* Collected data

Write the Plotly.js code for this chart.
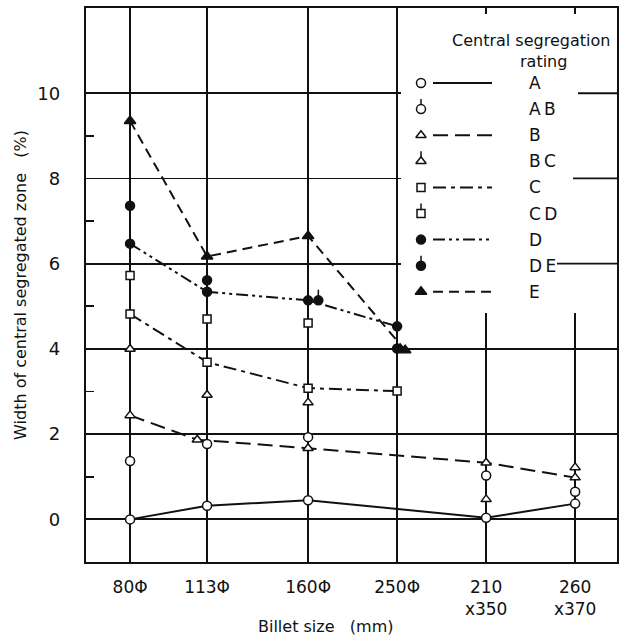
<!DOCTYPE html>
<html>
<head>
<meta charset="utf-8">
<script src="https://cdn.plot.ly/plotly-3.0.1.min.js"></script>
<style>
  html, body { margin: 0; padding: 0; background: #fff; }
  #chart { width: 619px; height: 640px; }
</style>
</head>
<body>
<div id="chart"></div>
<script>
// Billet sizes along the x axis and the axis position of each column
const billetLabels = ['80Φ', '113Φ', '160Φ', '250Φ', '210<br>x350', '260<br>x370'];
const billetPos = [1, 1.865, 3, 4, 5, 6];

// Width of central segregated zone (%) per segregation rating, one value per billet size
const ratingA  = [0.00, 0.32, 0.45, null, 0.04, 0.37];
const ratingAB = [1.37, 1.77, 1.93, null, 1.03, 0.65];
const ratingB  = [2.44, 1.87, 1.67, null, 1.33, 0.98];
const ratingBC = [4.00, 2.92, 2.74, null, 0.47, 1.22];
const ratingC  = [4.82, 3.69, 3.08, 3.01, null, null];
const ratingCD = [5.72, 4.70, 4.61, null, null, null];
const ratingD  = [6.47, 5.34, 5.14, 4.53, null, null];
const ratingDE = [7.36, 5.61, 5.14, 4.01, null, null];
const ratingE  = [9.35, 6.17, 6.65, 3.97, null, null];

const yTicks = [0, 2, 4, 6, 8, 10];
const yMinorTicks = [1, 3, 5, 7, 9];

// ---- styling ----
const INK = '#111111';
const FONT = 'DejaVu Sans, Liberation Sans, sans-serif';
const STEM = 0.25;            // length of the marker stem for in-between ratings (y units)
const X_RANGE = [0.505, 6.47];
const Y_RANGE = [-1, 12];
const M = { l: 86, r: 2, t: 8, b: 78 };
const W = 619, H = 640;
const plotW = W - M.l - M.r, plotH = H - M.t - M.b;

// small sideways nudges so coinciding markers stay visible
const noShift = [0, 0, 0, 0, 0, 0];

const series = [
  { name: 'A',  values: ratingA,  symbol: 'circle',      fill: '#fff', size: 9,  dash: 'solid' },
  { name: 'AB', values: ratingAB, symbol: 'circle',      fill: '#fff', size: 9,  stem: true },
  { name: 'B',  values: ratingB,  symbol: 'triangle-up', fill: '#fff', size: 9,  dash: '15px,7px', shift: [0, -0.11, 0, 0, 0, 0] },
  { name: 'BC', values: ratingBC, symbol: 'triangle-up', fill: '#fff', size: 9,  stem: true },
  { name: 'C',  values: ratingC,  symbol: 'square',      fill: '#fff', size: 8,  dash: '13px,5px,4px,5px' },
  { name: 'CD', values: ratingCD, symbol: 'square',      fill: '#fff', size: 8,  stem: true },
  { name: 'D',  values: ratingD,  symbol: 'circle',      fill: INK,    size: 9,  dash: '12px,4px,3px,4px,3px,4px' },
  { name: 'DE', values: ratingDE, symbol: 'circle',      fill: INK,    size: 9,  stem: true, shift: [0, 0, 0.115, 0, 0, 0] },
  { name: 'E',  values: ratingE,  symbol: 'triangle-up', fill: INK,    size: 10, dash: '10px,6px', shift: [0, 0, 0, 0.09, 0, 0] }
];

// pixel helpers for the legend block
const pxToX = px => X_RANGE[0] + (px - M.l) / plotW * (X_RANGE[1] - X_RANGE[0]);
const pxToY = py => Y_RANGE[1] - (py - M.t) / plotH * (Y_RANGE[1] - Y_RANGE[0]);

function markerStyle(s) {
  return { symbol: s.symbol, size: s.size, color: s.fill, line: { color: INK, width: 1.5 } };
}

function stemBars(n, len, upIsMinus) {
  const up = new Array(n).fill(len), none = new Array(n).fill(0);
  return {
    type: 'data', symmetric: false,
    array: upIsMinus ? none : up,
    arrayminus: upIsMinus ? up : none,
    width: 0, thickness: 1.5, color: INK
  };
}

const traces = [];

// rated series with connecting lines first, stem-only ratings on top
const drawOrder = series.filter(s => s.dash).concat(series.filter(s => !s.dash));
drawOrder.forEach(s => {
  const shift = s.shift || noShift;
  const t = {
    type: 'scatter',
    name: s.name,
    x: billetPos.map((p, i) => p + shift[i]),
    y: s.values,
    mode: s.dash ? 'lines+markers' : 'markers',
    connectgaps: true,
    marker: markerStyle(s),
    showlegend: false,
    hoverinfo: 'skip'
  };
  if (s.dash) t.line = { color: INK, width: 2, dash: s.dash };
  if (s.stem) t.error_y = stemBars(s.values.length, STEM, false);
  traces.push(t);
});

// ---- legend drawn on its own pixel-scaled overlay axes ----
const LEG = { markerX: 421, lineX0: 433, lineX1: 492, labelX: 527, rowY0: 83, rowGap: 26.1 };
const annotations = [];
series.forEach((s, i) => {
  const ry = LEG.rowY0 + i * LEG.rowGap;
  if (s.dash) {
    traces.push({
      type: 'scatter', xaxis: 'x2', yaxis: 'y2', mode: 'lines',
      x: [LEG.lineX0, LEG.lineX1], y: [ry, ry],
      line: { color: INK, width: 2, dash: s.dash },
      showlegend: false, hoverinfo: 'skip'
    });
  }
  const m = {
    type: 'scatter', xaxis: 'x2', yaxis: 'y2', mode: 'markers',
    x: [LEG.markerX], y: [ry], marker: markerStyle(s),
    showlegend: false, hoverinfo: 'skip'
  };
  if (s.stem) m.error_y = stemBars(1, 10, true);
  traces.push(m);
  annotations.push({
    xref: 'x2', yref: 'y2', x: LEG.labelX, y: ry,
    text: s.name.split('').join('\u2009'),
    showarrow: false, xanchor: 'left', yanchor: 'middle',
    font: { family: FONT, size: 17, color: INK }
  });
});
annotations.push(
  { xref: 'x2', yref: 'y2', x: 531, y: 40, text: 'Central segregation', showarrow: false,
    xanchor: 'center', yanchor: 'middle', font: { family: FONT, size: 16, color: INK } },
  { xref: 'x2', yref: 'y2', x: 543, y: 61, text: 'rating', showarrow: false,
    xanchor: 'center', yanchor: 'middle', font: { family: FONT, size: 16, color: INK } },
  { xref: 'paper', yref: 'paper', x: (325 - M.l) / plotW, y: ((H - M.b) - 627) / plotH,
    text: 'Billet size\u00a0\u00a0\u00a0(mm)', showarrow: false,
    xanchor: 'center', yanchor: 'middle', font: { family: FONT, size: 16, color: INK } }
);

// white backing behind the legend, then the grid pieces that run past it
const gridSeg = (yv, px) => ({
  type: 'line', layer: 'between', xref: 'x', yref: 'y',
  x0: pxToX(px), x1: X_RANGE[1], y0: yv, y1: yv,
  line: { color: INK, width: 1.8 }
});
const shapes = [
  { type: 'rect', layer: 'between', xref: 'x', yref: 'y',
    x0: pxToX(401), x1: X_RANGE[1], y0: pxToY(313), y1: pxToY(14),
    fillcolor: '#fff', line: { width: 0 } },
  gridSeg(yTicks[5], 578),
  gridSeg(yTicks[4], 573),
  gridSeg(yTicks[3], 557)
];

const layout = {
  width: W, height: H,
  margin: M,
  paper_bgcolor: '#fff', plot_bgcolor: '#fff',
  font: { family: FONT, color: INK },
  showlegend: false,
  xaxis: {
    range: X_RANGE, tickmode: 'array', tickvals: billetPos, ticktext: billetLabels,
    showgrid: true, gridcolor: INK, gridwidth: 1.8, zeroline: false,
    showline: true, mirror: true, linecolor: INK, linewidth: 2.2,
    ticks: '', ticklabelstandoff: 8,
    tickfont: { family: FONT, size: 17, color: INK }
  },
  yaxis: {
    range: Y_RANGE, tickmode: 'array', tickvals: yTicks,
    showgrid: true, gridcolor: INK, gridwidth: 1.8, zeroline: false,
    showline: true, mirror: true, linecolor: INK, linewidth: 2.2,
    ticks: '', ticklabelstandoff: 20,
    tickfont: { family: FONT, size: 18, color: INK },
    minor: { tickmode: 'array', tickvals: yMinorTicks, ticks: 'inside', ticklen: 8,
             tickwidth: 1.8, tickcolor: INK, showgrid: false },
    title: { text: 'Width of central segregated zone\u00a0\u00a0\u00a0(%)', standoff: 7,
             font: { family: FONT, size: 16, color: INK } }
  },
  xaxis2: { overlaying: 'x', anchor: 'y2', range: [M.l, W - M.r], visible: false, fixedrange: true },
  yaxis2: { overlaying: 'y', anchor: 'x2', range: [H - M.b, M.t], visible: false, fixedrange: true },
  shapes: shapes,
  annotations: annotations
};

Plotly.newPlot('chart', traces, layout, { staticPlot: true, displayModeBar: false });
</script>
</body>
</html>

* Problem statement
Please reproduce the listing exactly from its opening line through the line that contains "const plotW = W", both included, with all pictures omitted.

* Full solution
Write the Plotly.js code for this chart.
<!DOCTYPE html>
<html>
<head>
<meta charset="utf-8">
<script src="https://cdn.plot.ly/plotly-3.0.1.min.js"></script>
<style>
  html, body { margin: 0; padding: 0; background: #fff; }
  #chart { width: 619px; height: 640px; }
</style>
</head>
<body>
<div id="chart"></div>
<script>
// Billet sizes along the x axis and the axis position of each column
const billetLabels = ['80Φ', '113Φ', '160Φ', '250Φ', '210<br>x350', '260<br>x370'];
const billetPos = [1, 1.865, 3, 4, 5, 6];

// Width of central segregated zone (%) per segregation rating, one value per billet size
const ratingA  = [0.00, 0.32, 0.45, null, 0.04, 0.37];
const ratingAB = [1.37, 1.77, 1.93, null, 1.03, 0.65];
const ratingB  = [2.44, 1.87, 1.67, null, 1.33, 0.98];
const ratingBC = [4.00, 2.92, 2.74, null, 0.47, 1.22];
const ratingC  = [4.82, 3.69, 3.08, 3.01, null, null];
const ratingCD = [5.72, 4.70, 4.61, null, null, null];
const ratingD  = [6.47, 5.34, 5.14, 4.53, null, null];
const ratingDE = [7.36, 5.61, 5.14, 4.01, null, null];
const ratingE  = [9.35, 6.17, 6.65, 3.97, null, null];

const yTicks = [0, 2, 4, 6, 8, 10];
const yMinorTicks = [1, 3, 5, 7, 9];

// ---- styling ----
const INK = '#111111';
const FONT = 'DejaVu Sans, Liberation Sans, sans-serif';
const STEM = 0.25;            // length of the marker stem for in-between ratings (y units)
const X_RANGE = [0.505, 6.47];
const Y_RANGE = [-1, 12];
const M = { l: 86, r: 2, t: 8, b: 78 };
const W = 619, H = 640;
const plotW = W - M.l - M.r, plotH = H - M.t - M.b;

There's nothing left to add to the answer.